The final essay in this threesome deals with two well-known contemporary philosophers of religion, Phillip Quinn and William Lane Craig. They differ on the issue of the foundation of religious tolerance. Michael Jones clearly frames this dispute by focusing their difference in terms of the question of whether Quinn is correct in thinking that cognitive humility, or modesty is an appropriate foundation for religious tolerance. Craig thinks it is not an adequate foundation because it amounts to a form of skepticism. That is, he argues that this foundation for religious tolerance entails that one has to doubt one’s own beliefs in order be tolerant of other differing or conflicting views. Jones, however, defends Quinn by showing that Quinn’s thesis of cognitive humility does not entail doubt and, a fortiori, skepticism. He concludes that cognitive humility is warranted and that Quinn’s argument has a decisive advantage over Craig’s position.

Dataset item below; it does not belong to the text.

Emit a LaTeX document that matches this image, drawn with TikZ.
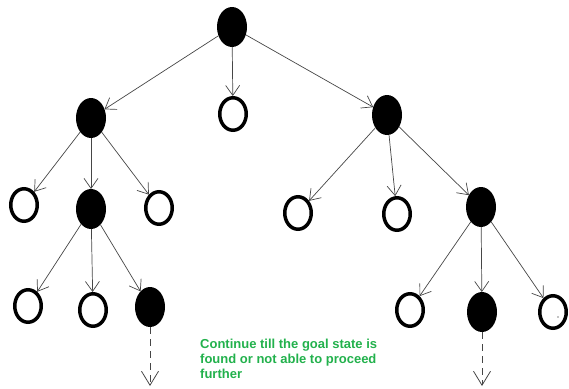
\documentclass[tikz,border=0pt]{standalone}
\usepackage{fontspec}
\setmainfont{Liberation Sans}
\usetikzlibrary{shapes.geometric,arrows.meta}
\definecolor{notegreen}{RGB}{34,177,76}
\definecolor{edgegray}{RGB}{70,70,70}
\tikzset{
  fullnode/.style={ellipse,fill=black,draw=none,minimum width=30pt,minimum height=40pt,inner sep=0pt,outer sep=0pt},
  opennode/.style={ellipse,draw=black,line width=3.5pt,fill=white,minimum width=26.5pt,minimum height=32.5pt,inner sep=0pt},
  edge/.style={draw=edgegray,line width=0.7pt,-{Straight Barb[length=10pt,width=14pt,line width=0.7pt]}},
  goon/.style={draw=edgegray,line width=0.8pt,dash pattern=on 7pt off 5pt,-{Straight Barb[length=14pt,width=17pt,line width=0.8pt]}},
}
\begin{document}
\begin{tikzpicture}[x=1pt,y=-1pt]
\useasboundingbox (0,0) rectangle (569,388);
% level 0
\node[fullnode] (r) at (232,27) {};
% level 1
\node[fullnode] (a) at (91,118) {};
\node[opennode] (b) at (233,114) {};
\node[fullnode] (c) at (387,115) {};
% level 2
\node[opennode] (a1) at (24,205) {};
\node[fullnode] (a2) at (91,209) {};
\node[opennode] (a3) at (159,208) {};
\node[opennode] (c1) at (298,213) {};
\node[opennode] (c2) at (397,214) {};
\node[fullnode] (c3) at (481,207) {};
% level 3
\node[opennode] (a21) at (28,306) {};
\node[opennode] (a22) at (93,310) {};
\node[fullnode] (a23) at (150,307) {};
\node[opennode] (c31) at (410,310) {};
\node[fullnode] (c32) at (482,312) {};
\node[opennode] (c33) at (553,312) {};
\fill (558,317) circle (0.7);
% open-ended continuations
\coordinate (a23end) at (150,386);
\coordinate (c32end) at (482,386);
% connectors
\draw[edge] (r) -- (a);
\draw[edge] (r) -- (b);
\draw[edge] (r) -- (c);
\draw[edge] (a) -- (a1);
\draw[edge] (a) -- (a2);
\draw[edge] (a) -- (a3);
\draw[edge] (c) -- (c1);
\draw[edge] (c) -- (c2);
\draw[edge] (c) -- (c3);
\draw[edge] (a2) -- (a21);
\draw[edge] (a2) -- (a22);
\draw[edge] (a2) -- (a23);
\draw[edge] (c3) -- (c31);
\draw[edge] (c3) -- (c32);
\draw[edge] (c3) -- (c33);
\draw[goon] (a23) -- (a23end);
\draw[goon] (c32) -- (c32end);
% note
\node[anchor=north west,align=left,text=notegreen,font=\bfseries\fontsize{13}{15}\selectfont,inner sep=0pt] (note) at (200,339)
  {Continue till the goal state is\\found or not able to proceed\\further};
\end{tikzpicture}
\end{document}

The next set of essays deal with issues of epistemology and metaphysics. In the first of these last three essays, Cobett and Cangelosi criticize Andrew Johnson’s defense of what has come to be called the “New Atheism” (as Anderson’s position was put forth in an essay that appeared in this journal). They argue that Anderson has wrongly accepted Flew’s famous claim that atheism ought to be the default epistemic position and that accordingly the burden of proof is rightly placed on the theist to justify his or her belief that God exists. To make this point, the authors draw an important distinction between “not believing that God exists” and “believing that it is not the case that God exists.” They contend that only the latter counts as atheism and when Flew and the new atheists (like Anderson) embrace the presumption of atheism they are actually embracing only the presumption of agnosticism. Once this is seen, it becomes clear that the onus of justification is not simply on theism, but is on atheism as well.

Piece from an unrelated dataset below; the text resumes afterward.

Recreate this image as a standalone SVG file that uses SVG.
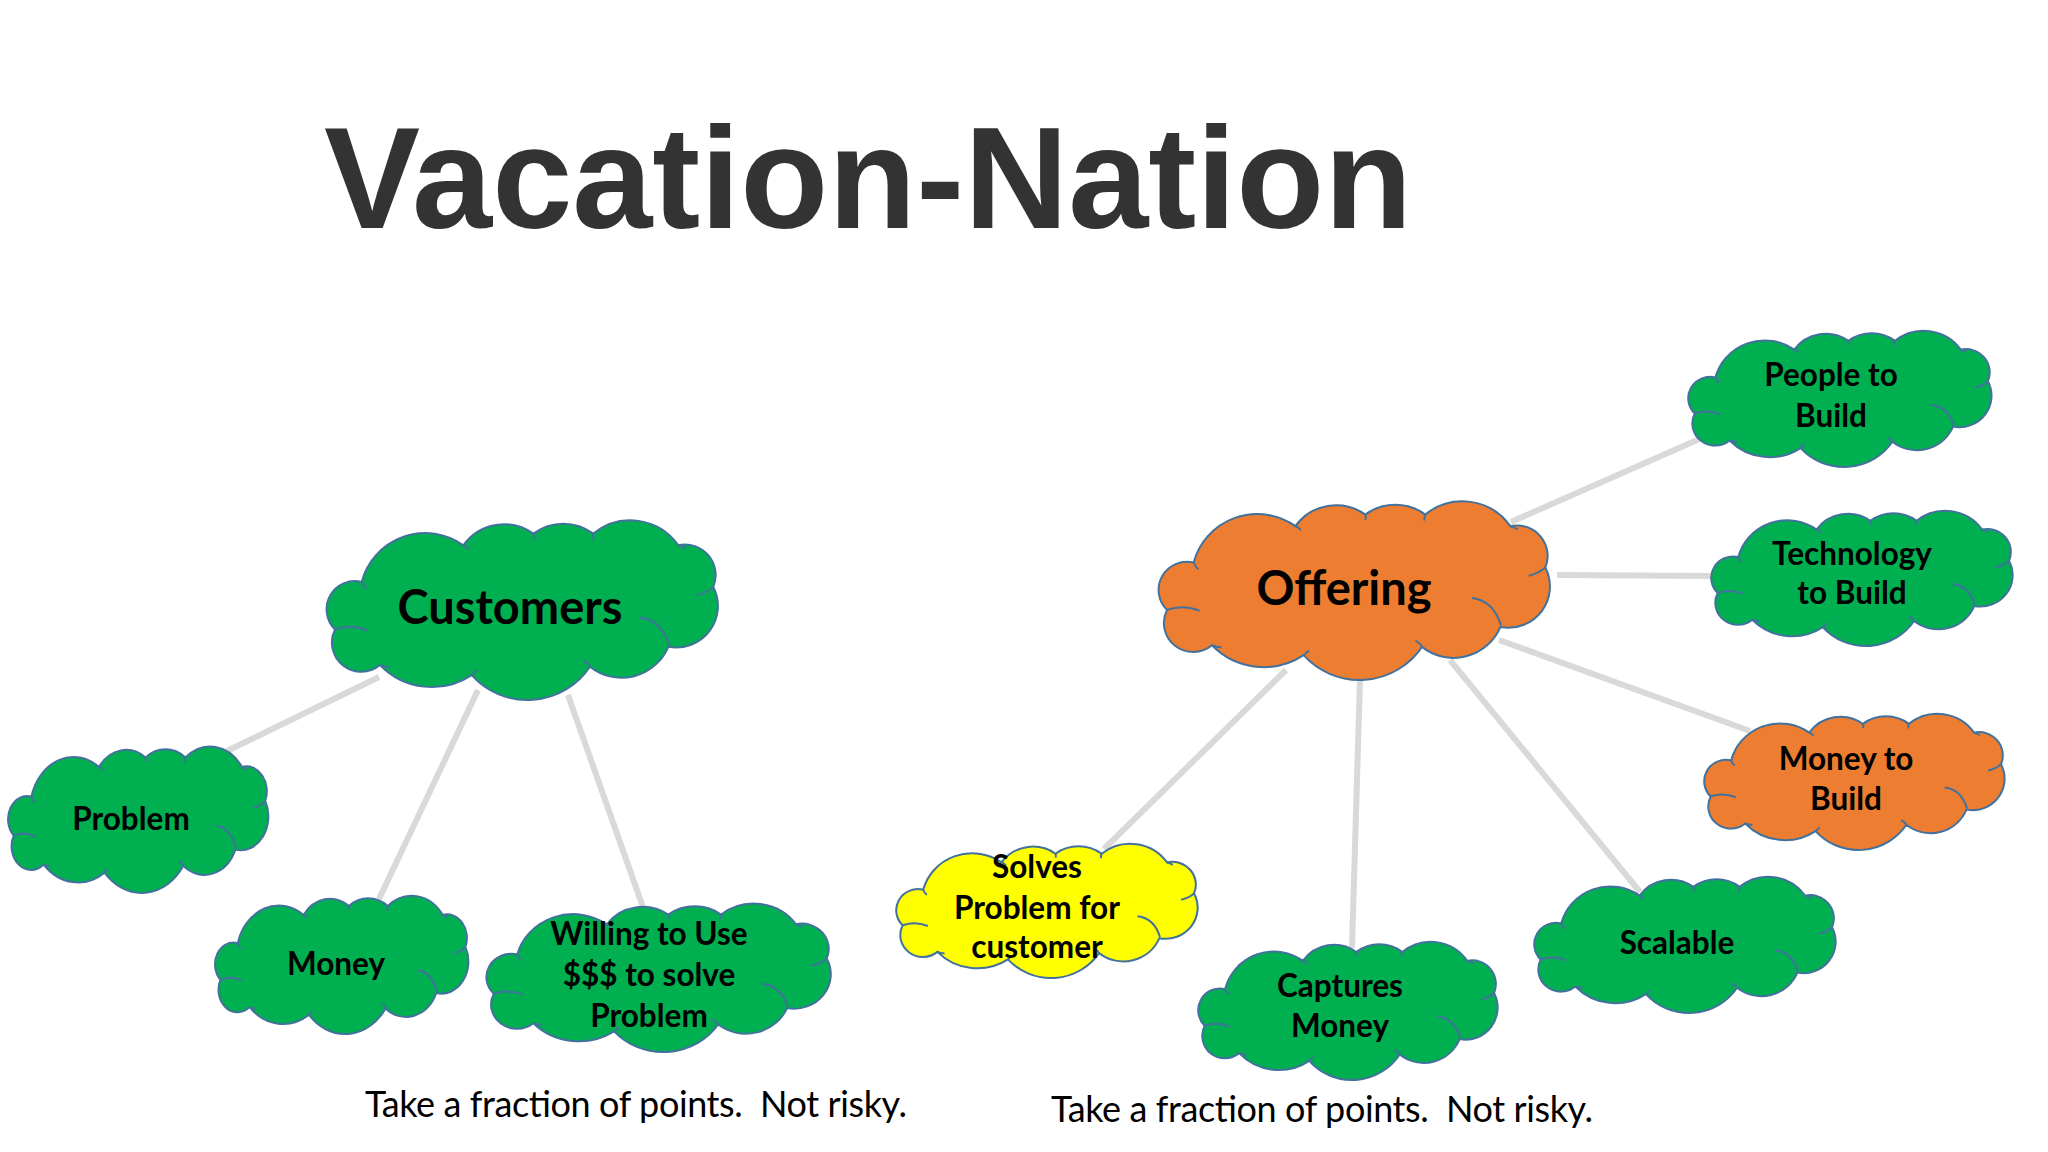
<svg xmlns="http://www.w3.org/2000/svg" xmlns:xlink="http://www.w3.org/1999/xlink" width="2048" height="1152" viewBox="0 0 2048 1152">
<style>
.bg{fill:#ffffff}
.title{font-family:"Liberation Sans",Arial,sans-serif;font-weight:bold;font-size:144px;fill:#333333}
.conn{stroke:#D9D9D9;stroke-width:6;fill:none;stroke-linecap:butt}
.cloud{stroke:#41719C;stroke-width:2}
.inner{fill:none;stroke:#41719C;stroke-width:2}
.green{fill:#00B050}
.orange{fill:#ED7D31}
.yellow{fill:#FFFF00}
.big{font-family:Lato,"Open Sans",sans-serif;font-weight:bold;font-size:47px;fill:#000;text-anchor:middle}
.lbl{font-family:Lato,"Open Sans",sans-serif;font-weight:bold;font-size:31.5px;fill:#000;text-anchor:middle}
.note{font-family:Lato,"Open Sans",sans-serif;font-size:36px;fill:#000;white-space:pre}
</style>
<defs>
<path id="cloudShape" vector-effect="non-scaling-stroke" d="M110,180 A85,85 0 0 0 30,323 A88,88 0 0 0 165,430 A216,216 0 0 0 440,460 A225,225 0 0 0 795,435 A152,152 0 0 0 1030,375 A125,125 0 0 0 1165,195 A92,92 0 0 0 1060,70 A175,175 0 0 0 805,35 A150,150 0 0 0 625,35 A150,150 0 0 0 415,70 A197,197 0 0 0 110,180 Z"/>
<path id="cloudInner" vector-effect="non-scaling-stroke" d="M30,323 Q80,306 128,326 M110,180 q4,12 14,20 M412,68 q12,4 20,14 M625,35 q3,8 0,16 M805,35 q-4,8 -2,18 M1060,70 q12,2 22,10 M1165,195 q-20,18 -50,25 M945,287 Q1010,295 1032,370 M795,435 q-5,-12 -20,-18 M440,462 q6,-10 16,-16 M165,430 q12,6 28,6"/>
</defs>
<rect class="bg" x="0" y="0" width="2048" height="1152"/>
<text class="title" x="324" y="228">Vacation-Nation</text>
<g id="connectors">
<line class="conn" x1="379" y1="677" x2="225" y2="752"/>
<line class="conn" x1="478" y1="690" x2="379" y2="899"/>
<line class="conn" x1="568" y1="695" x2="644" y2="910"/>
<line class="conn" x1="1511" y1="522" x2="1704" y2="437"/>
<line class="conn" x1="1557" y1="575" x2="1711" y2="576"/>
<line class="conn" x1="1499" y1="640" x2="1750" y2="731"/>
<line class="conn" x1="1450" y1="660" x2="1640" y2="892"/>
<line class="conn" x1="1360" y1="679" x2="1352" y2="948"/>
<line class="conn" x1="1286" y1="670" x2="1104" y2="849"/>
</g>
<g id="customers">
<g transform="translate(325,522) scale(0.3333,0.3327)"><use xlink:href="#cloudShape" class="cloud green"/><use xlink:href="#cloudInner" class="inner"/></g>
<text class="big" x="510" y="624">Customers</text>
</g>
<g id="offering">
<g transform="translate(1157,503) scale(0.3333,0.3308)"><use xlink:href="#cloudShape" class="cloud orange"/><use xlink:href="#cloudInner" class="inner"/></g>
<text class="big" x="1344" y="605">Offering</text>
</g>
<g id="problem">
<g transform="translate(7,748) scale(0.2217,0.2710)"><use xlink:href="#cloudShape" class="cloud green"/><use xlink:href="#cloudInner" class="inner"/></g>
<text class="lbl" x="131" y="830">Problem</text>
</g>
<g id="money">
<g transform="translate(214,897) scale(0.2158,0.2561)"><use xlink:href="#cloudShape" class="cloud green"/><use xlink:href="#cloudInner" class="inner"/></g>
<text class="lbl" x="336" y="975">Money</text>
</g>
<g id="willing">
<g transform="translate(485,905) scale(0.2933,0.2748)"><use xlink:href="#cloudShape" class="cloud green"/><use xlink:href="#cloudInner" class="inner"/></g>
<text class="lbl" x="649" y="945">Willing to Use</text>
<text class="lbl" x="649" y="986">$$$ to solve</text>
<text class="lbl" x="649" y="1027">Problem</text>
</g>
<g id="solves">
<g transform="translate(895,845) scale(0.2567,0.2486)"><use xlink:href="#cloudShape" class="cloud yellow"/><use xlink:href="#cloudInner" class="inner"/></g>
<text class="lbl" x="1037" y="878">Solves</text>
<text class="lbl" x="1037" y="919">Problem for</text>
<text class="lbl" x="1037" y="958">customer</text>
</g>
<g id="captures">
<g transform="translate(1197,943) scale(0.2550,0.2561)"><use xlink:href="#cloudShape" class="cloud green"/><use xlink:href="#cloudInner" class="inner"/></g>
<text class="lbl" x="1340" y="997">Captures</text>
<text class="lbl" x="1340" y="1037">Money</text>
</g>
<g id="scalable">
<g transform="translate(1533,878) scale(0.2567,0.2523)"><use xlink:href="#cloudShape" class="cloud green"/><use xlink:href="#cloudInner" class="inner"/></g>
<text class="lbl" x="1677" y="954">Scalable</text>
</g>
<g id="people">
<g transform="translate(1687,332) scale(0.2583,0.2523)"><use xlink:href="#cloudShape" class="cloud green"/><use xlink:href="#cloudInner" class="inner"/></g>
<text class="lbl" x="1831" y="386">People to</text>
<text class="lbl" x="1831" y="427">Build</text>
</g>
<g id="technology">
<g transform="translate(1710,512) scale(0.2567,0.2505)"><use xlink:href="#cloudShape" class="cloud green"/><use xlink:href="#cloudInner" class="inner"/></g>
<text class="lbl" x="1852" y="565">Technology</text>
<text class="lbl" x="1852" y="604">to Build</text>
</g>
<g id="moneyToBuild">
<g transform="translate(1703,715) scale(0.2558,0.2523)"><use xlink:href="#cloudShape" class="cloud orange"/><use xlink:href="#cloudInner" class="inner"/></g>
<text class="lbl" x="1846" y="770">Money to</text>
<text class="lbl" x="1846" y="810">Build</text>
</g>
<text class="note" x="365" y="1117" textLength="542" xml:space="preserve">Take a fraction of points.  Not risky.</text>
<text class="note" x="1051" y="1122" textLength="542" xml:space="preserve">Take a fraction of points.  Not risky.</text>
</svg>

In moving to metaphysics, Dumsday clearly lays out the difference between dispositional properties (capacities, abilities, causal powers, etc.) and categorical properties (shape, size, spatial extension, etc.) and summarizes the various positions taken on whether reality is composed of only one or both of such properties. The view at the focus of his argument is called pan-dispositionalism which holds that dispositional properties are the only irreducible intrinsic properties in reality. Even though Dumsday thinks that both this position and its mirror image categoricalism (the only irreducible intrinsic properties are categorical) are false, the focus of his argument is to show that pan-dispositionalism is logically incompatible with scientific naturalism. It is this point that should be of interest to many philosophers of religion. Such philosophers tend to favor pan-dispositionalism since it allows for the reality of unextended objects. Indeed such philosophers of religion might welcome the argument of this essay since it maintains that if pan-dispositionalism is true, the claim of scientific naturalism that no unextended objects exist must be false.

The final article in this issue, returns to epistemology. Nathan Shannon discusses divine conceptualism, according to which all abstract objects are taken to be propositions in the mind of God. His focus is on one set of these, namely, necessary truths. He asks: what makes the necessary truths of logic necessarily true? He proposes that they are true by virtue of existing in the mind of God, or if you will, that God makes them true. But even though we might embrace a theistic truth-maker theory for necessary truths, we will still not have a substantive account of why God makes these logical laws. Indeed, we necessarily cannot have such an account because this would require that we know the essence of God and this is impossible.